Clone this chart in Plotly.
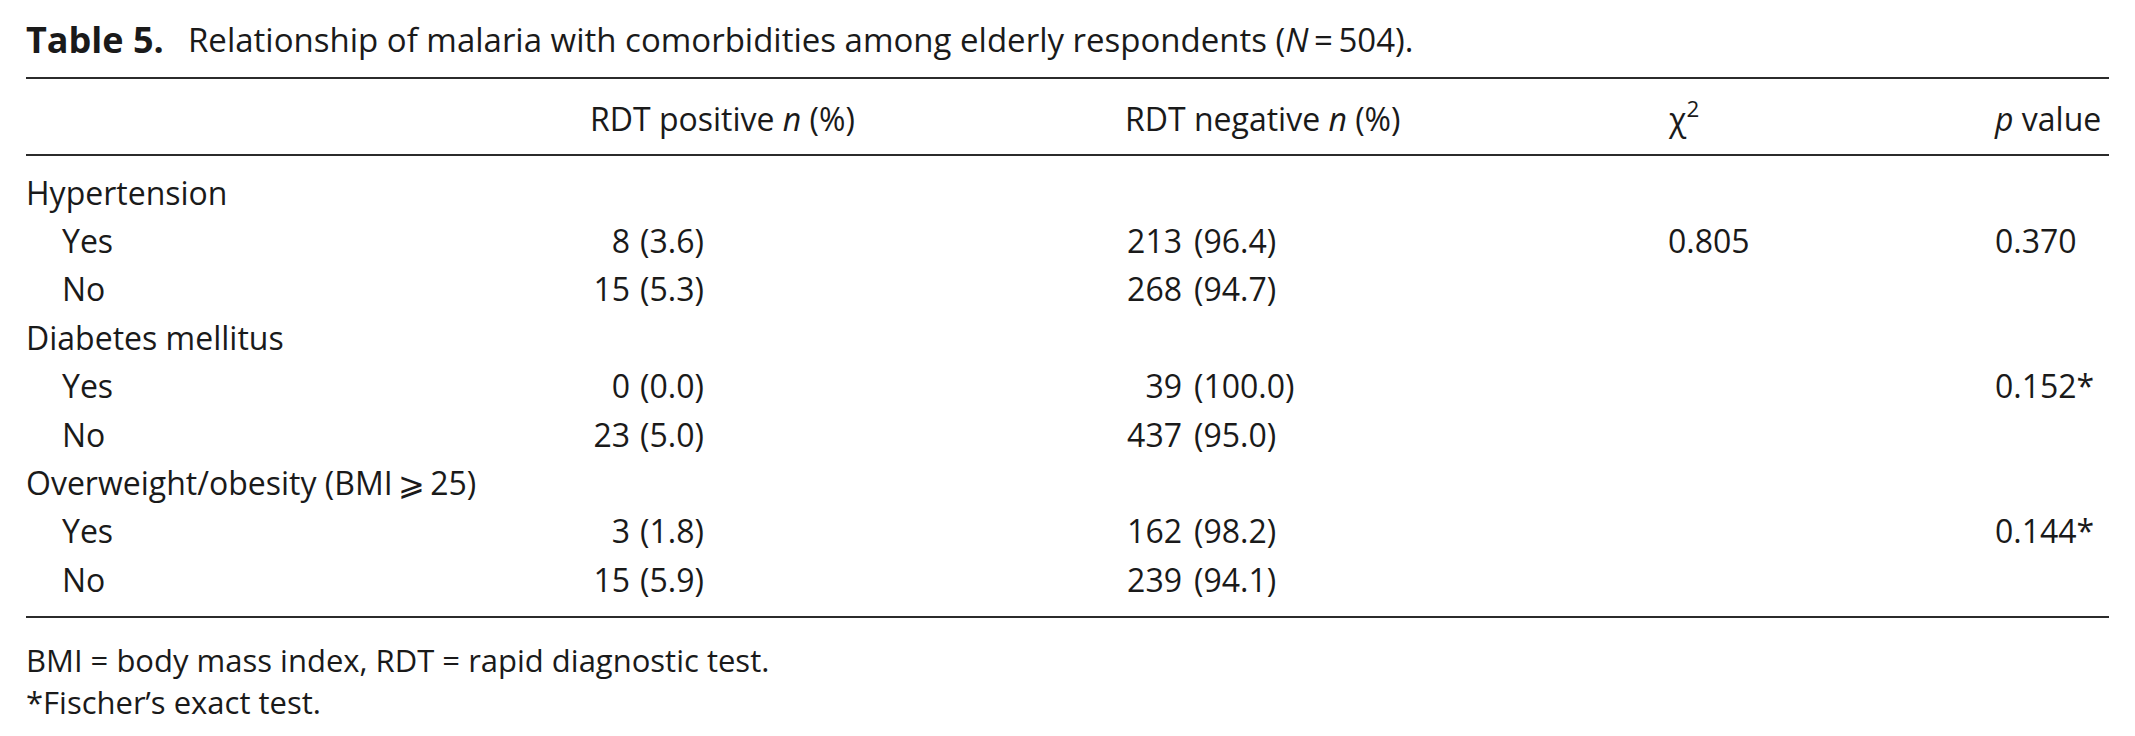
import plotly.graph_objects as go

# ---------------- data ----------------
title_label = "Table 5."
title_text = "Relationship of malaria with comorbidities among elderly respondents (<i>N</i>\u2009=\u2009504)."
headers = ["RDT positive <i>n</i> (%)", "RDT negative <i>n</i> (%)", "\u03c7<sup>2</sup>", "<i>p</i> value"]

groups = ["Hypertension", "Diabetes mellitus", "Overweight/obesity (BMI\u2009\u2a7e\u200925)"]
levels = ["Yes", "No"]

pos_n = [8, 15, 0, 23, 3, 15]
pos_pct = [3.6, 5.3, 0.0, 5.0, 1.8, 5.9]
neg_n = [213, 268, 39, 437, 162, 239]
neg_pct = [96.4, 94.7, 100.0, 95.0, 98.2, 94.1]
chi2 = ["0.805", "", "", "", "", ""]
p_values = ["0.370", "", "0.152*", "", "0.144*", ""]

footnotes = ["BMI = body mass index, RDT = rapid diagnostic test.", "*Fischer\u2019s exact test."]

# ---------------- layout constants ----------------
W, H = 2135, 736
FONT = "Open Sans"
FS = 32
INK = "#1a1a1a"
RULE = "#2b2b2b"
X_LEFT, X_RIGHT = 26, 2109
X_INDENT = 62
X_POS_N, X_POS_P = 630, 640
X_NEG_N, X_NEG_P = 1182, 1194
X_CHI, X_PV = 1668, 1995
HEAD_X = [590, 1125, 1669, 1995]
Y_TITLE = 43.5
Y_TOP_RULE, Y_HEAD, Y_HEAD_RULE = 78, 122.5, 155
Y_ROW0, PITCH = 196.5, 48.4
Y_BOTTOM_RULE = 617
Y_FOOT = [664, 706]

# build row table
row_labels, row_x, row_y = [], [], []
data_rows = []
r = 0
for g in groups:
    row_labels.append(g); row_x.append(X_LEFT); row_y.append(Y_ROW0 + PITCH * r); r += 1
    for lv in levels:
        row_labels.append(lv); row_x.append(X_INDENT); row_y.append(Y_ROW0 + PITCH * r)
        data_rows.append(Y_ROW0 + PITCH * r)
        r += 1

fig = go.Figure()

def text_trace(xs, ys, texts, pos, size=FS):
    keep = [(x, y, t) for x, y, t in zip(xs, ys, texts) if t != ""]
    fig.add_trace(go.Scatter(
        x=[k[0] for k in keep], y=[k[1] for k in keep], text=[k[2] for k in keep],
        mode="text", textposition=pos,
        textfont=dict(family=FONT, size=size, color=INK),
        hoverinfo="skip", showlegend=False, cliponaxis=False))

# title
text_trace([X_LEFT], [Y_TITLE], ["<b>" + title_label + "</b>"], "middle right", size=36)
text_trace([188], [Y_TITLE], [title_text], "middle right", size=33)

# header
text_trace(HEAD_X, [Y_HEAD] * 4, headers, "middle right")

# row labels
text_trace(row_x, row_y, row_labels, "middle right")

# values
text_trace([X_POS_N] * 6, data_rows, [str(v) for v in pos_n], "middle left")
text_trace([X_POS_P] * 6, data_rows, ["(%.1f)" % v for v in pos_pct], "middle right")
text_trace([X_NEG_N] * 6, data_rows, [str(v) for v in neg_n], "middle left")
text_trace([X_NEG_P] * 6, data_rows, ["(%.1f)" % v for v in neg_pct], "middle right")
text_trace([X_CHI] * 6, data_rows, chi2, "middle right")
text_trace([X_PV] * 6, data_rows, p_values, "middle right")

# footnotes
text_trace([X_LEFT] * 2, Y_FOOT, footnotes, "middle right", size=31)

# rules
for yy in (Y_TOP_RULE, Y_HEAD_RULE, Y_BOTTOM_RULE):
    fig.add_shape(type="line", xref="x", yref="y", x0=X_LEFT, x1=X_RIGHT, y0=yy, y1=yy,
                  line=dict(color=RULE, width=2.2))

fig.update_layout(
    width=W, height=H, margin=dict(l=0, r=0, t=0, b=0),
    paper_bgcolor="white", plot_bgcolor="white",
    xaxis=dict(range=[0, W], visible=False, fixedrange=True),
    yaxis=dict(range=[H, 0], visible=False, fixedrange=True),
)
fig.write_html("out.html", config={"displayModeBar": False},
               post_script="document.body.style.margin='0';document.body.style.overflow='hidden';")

══════════

● Directive
Reproduce the whole listing above word for word, but not its pictures.

● Response below
Clone this chart in Plotly.
import plotly.graph_objects as go

# ---------------- data ----------------
title_label = "Table 5."
title_text = "Relationship of malaria with comorbidities among elderly respondents (<i>N</i>\u2009=\u2009504)."
headers = ["RDT positive <i>n</i> (%)", "RDT negative <i>n</i> (%)", "\u03c7<sup>2</sup>", "<i>p</i> value"]

groups = ["Hypertension", "Diabetes mellitus", "Overweight/obesity (BMI\u2009\u2a7e\u200925)"]
levels = ["Yes", "No"]

pos_n = [8, 15, 0, 23, 3, 15]
pos_pct = [3.6, 5.3, 0.0, 5.0, 1.8, 5.9]
neg_n = [213, 268, 39, 437, 162, 239]
neg_pct = [96.4, 94.7, 100.0, 95.0, 98.2, 94.1]
chi2 = ["0.805", "", "", "", "", ""]
p_values = ["0.370", "", "0.152*", "", "0.144*", ""]

footnotes = ["BMI = body mass index, RDT = rapid diagnostic test.", "*Fischer\u2019s exact test."]

# ---------------- layout constants ----------------
W, H = 2135, 736
FONT = "Open Sans"
FS = 32
INK = "#1a1a1a"
RULE = "#2b2b2b"
X_LEFT, X_RIGHT = 26, 2109
X_INDENT = 62
X_POS_N, X_POS_P = 630, 640
X_NEG_N, X_NEG_P = 1182, 1194
X_CHI, X_PV = 1668, 1995
HEAD_X = [590, 1125, 1669, 1995]
Y_TITLE = 43.5
Y_TOP_RULE, Y_HEAD, Y_HEAD_RULE = 78, 122.5, 155
Y_ROW0, PITCH = 196.5, 48.4
Y_BOTTOM_RULE = 617
Y_FOOT = [664, 706]

# build row table
row_labels, row_x, row_y = [], [], []
data_rows = []
r = 0
for g in groups:
    row_labels.append(g); row_x.append(X_LEFT); row_y.append(Y_ROW0 + PITCH * r); r += 1
    for lv in levels:
        row_labels.append(lv); row_x.append(X_INDENT); row_y.append(Y_ROW0 + PITCH * r)
        data_rows.append(Y_ROW0 + PITCH * r)
        r += 1

fig = go.Figure()

def text_trace(xs, ys, texts, pos, size=FS):
    keep = [(x, y, t) for x, y, t in zip(xs, ys, texts) if t != ""]
    fig.add_trace(go.Scatter(
        x=[k[0] for k in keep], y=[k[1] for k in keep], text=[k[2] for k in keep],
        mode="text", textposition=pos,
        textfont=dict(family=FONT, size=size, color=INK),
        hoverinfo="skip", showlegend=False, cliponaxis=False))

# title
text_trace([X_LEFT], [Y_TITLE], ["<b>" + title_label + "</b>"], "middle right", size=36)
text_trace([188], [Y_TITLE], [title_text], "middle right", size=33)

# header
text_trace(HEAD_X, [Y_HEAD] * 4, headers, "middle right")

# row labels
text_trace(row_x, row_y, row_labels, "middle right")

# values
text_trace([X_POS_N] * 6, data_rows, [str(v) for v in pos_n], "middle left")
text_trace([X_POS_P] * 6, data_rows, ["(%.1f)" % v for v in pos_pct], "middle right")
text_trace([X_NEG_N] * 6, data_rows, [str(v) for v in neg_n], "middle left")
text_trace([X_NEG_P] * 6, data_rows, ["(%.1f)" % v for v in neg_pct], "middle right")
text_trace([X_CHI] * 6, data_rows, chi2, "middle right")
text_trace([X_PV] * 6, data_rows, p_values, "middle right")

# footnotes
text_trace([X_LEFT] * 2, Y_FOOT, footnotes, "middle right", size=31)

# rules
for yy in (Y_TOP_RULE, Y_HEAD_RULE, Y_BOTTOM_RULE):
    fig.add_shape(type="line", xref="x", yref="y", x0=X_LEFT, x1=X_RIGHT, y0=yy, y1=yy,
                  line=dict(color=RULE, width=2.2))

fig.update_layout(
    width=W, height=H, margin=dict(l=0, r=0, t=0, b=0),
    paper_bgcolor="white", plot_bgcolor="white",
    xaxis=dict(range=[0, W], visible=False, fixedrange=True),
    yaxis=dict(range=[H, 0], visible=False, fixedrange=True),
)
fig.write_html("out.html", config={"displayModeBar": False},
               post_script="document.body.style.margin='0';document.body.style.overflow='hidden';")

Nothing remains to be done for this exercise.